• WORK TO COMPLETE: Return exactly and only these lines: the first of the listing through the one containing "import plotly.graph_objects as go".

******

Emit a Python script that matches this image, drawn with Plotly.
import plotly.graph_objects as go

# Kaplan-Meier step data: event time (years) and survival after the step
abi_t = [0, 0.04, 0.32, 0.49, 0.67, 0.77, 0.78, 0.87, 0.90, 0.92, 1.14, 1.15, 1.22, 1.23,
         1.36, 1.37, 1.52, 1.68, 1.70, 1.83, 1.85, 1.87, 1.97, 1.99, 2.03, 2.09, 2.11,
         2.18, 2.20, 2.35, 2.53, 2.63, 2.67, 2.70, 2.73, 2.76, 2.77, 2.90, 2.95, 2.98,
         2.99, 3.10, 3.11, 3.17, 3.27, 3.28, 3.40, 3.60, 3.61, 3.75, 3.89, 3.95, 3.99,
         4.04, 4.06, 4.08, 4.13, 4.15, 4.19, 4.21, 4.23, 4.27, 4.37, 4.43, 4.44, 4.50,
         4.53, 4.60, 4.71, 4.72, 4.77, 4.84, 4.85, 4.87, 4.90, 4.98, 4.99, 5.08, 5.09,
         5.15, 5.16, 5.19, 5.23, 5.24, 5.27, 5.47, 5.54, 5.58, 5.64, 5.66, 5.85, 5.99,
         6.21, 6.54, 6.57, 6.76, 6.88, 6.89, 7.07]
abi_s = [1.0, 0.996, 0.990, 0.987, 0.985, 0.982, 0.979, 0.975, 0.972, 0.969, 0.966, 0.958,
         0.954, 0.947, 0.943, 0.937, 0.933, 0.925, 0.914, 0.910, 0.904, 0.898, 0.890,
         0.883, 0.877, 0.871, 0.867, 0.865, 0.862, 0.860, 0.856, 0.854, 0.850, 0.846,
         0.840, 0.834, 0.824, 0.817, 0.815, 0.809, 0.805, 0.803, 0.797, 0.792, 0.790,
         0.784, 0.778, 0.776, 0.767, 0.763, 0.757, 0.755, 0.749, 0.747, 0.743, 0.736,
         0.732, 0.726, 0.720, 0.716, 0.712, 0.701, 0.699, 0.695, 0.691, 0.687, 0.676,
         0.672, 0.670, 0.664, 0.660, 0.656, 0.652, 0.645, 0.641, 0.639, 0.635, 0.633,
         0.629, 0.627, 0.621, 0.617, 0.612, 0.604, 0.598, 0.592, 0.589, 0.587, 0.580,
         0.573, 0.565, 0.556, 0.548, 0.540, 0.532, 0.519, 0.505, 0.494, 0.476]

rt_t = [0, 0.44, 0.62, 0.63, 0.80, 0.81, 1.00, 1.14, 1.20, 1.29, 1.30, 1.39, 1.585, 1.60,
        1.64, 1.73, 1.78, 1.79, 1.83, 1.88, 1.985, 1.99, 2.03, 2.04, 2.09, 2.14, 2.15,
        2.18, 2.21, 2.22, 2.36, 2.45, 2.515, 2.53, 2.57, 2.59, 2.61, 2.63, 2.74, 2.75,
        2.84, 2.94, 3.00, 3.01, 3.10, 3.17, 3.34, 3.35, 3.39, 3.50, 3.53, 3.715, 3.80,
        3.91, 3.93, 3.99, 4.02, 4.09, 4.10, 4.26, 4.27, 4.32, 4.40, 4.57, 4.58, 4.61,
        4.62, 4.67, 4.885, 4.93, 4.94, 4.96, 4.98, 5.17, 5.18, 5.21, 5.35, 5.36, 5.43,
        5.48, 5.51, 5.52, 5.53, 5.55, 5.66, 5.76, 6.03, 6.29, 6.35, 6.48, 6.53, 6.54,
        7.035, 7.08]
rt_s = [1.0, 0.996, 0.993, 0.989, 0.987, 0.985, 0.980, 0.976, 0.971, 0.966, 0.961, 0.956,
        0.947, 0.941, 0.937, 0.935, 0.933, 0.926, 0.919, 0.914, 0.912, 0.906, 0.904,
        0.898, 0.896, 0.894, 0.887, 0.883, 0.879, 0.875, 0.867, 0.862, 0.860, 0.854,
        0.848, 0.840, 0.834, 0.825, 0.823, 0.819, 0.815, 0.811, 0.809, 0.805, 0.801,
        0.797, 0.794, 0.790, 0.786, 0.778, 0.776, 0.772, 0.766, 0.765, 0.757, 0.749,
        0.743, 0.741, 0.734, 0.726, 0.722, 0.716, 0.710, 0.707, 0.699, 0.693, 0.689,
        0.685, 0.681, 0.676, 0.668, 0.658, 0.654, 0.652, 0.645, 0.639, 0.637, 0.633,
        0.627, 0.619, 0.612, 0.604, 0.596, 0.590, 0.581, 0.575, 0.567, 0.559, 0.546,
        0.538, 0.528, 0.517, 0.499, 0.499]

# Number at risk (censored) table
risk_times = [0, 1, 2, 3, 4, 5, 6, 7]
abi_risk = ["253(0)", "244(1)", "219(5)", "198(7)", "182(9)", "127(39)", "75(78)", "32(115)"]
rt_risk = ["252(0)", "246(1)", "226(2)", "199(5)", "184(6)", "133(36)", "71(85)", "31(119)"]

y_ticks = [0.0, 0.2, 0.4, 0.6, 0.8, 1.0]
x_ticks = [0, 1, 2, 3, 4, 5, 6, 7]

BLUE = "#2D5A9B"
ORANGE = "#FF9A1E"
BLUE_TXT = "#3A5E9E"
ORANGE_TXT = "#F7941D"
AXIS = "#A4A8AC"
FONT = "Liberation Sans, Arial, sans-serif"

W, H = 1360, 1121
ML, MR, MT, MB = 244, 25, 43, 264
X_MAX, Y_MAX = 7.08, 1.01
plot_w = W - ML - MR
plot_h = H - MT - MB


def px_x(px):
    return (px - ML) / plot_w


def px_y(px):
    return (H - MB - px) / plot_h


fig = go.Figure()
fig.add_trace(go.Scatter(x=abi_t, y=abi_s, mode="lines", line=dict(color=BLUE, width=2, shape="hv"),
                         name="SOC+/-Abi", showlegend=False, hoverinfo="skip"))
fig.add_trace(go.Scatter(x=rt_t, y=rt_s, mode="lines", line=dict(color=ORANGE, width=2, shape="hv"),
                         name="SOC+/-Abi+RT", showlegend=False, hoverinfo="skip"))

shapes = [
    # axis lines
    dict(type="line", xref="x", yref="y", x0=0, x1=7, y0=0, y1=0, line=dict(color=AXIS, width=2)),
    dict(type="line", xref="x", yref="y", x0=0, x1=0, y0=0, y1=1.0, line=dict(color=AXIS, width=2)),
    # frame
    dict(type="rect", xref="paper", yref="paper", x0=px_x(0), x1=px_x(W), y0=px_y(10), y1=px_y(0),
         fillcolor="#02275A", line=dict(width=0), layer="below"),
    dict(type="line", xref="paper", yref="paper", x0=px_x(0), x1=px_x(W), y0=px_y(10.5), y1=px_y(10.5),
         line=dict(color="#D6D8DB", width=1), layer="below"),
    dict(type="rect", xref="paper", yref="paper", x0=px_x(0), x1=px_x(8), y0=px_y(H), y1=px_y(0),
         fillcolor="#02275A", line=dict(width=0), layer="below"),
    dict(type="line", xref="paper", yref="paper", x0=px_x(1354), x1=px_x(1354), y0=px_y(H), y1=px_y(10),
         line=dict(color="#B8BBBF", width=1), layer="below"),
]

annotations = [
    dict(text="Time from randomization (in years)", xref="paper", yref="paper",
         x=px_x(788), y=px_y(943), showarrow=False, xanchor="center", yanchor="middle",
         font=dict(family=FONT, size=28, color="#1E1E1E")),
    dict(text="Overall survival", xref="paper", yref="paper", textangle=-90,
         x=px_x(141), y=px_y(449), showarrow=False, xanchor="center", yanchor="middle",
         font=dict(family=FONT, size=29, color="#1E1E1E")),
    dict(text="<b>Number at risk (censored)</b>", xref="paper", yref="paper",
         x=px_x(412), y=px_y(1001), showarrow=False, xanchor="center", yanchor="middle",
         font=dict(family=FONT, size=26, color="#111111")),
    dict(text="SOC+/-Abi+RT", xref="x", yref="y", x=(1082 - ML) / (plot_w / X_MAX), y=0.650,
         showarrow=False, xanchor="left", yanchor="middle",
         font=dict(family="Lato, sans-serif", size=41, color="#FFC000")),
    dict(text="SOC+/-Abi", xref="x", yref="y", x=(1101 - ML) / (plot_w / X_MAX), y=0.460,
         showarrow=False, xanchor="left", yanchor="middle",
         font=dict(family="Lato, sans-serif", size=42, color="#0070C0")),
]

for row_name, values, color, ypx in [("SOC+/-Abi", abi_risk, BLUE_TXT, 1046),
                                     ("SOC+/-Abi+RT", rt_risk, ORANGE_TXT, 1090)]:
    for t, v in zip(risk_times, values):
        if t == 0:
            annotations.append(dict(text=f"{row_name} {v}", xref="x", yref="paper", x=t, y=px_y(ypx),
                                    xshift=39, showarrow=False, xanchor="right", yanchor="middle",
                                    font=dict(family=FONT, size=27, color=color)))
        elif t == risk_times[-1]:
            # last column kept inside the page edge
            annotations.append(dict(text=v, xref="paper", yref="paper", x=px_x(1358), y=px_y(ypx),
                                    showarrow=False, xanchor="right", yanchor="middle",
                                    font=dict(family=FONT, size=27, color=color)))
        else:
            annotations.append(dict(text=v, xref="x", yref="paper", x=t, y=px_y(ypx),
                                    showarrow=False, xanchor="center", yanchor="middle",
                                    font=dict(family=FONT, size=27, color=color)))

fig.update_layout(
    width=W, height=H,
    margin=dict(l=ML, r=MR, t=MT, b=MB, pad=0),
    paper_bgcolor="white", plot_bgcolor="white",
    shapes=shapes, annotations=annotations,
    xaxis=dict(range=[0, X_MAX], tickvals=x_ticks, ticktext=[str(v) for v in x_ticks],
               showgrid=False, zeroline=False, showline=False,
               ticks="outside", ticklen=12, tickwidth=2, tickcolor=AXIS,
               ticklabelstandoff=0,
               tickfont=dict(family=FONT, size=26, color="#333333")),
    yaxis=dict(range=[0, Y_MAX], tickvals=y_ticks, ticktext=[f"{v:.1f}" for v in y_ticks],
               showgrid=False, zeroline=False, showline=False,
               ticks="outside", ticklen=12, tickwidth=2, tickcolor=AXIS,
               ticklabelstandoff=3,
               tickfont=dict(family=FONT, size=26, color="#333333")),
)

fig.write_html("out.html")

******

• ANSWER TO THE TASK:
Emit a Python script that matches this image, drawn with Plotly.
import plotly.graph_objects as go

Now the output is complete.